La terza parabola sembra non aver nulla a che fare con le due precedenti, eppure le completa. Descrive infatti il momento della verifica delle scelte che siamo chiamati a fare. È radicata nell’ambiente del lago di Tiberiade, dove Gesù predicava. Vedeva ogni mattina i pescatori trascinare a terra la loro rete a strascico, che aveva rastrellato il lago tutta la notte in cerca di buoni pesci. Nel lago ce n’erano 24 specie, non tutte commestibili. Durante la pesca non si può valutare il pescato, perché la rete raccoglie tutto, pesci buoni e pesci cattivi. Bisogna aspettare la fine per giudicare e fare la cernita. La mano e l’occhio esperti del pescatore divino soppeseranno il valore di ogni pesce che viene tirato a riva. Durante la vita Dio non giudica, attende le nostre scelte, valide fino all’ultimo momento. Sa che la sua Chiesa è come quella rete, contiene buoni e cattivi. Egli aspetta con pazienza, come il pescatore, la fase finale, quando la rete arriva ai suoi lidi eterni.

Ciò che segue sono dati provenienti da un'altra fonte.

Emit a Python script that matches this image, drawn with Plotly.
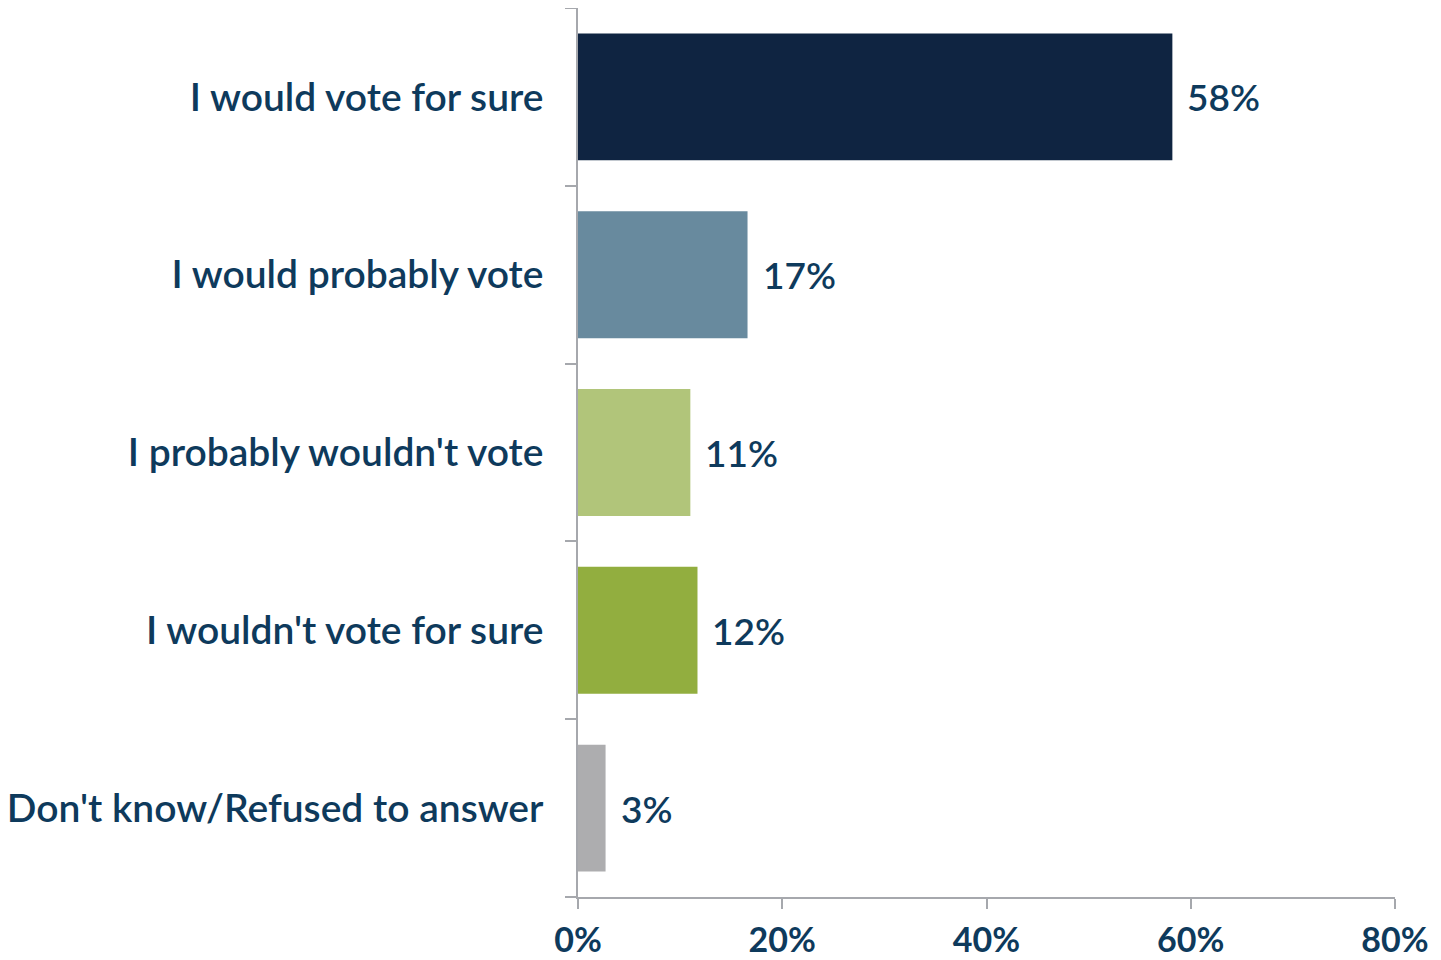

Fino all’ultimo, lo sostiene una segreta speranza: che i pesci cattivi diventino buoni. Accade spesso nella sua rete, non in quella del pescatore del lago. C’è gente che si converte anche all’ultimo minuto, come il ladrone sulla croce; allora cambia il valore della vita. Solo Dio può pronunciare la parola “fine” per noi che siamo giunti alla meta. La nostra speranza è che allora trovi nella nostra vita quel tesoro e quella perla che abbiamo acquistato con fatica e impegno durante il tempo della nostra esistenza terrena. Le sette parabole che Gesù ci ha raccontato per tre domeniche successive miravano a farci diventare consapevoli dell’originalità del suo insegnamento sul Regno dei cieli, cioè sul modo di agire di Dio nella storia e nella nostra vita. Se accettiamo l’insegnamento siamo “come il padrone di casa che estrae dal suo tesoro cose nuove e cose antiche”, abbiamo cioè il vero discernimento cristiano della vita, sappiamo valutare ciò che vale e ciò che non vale.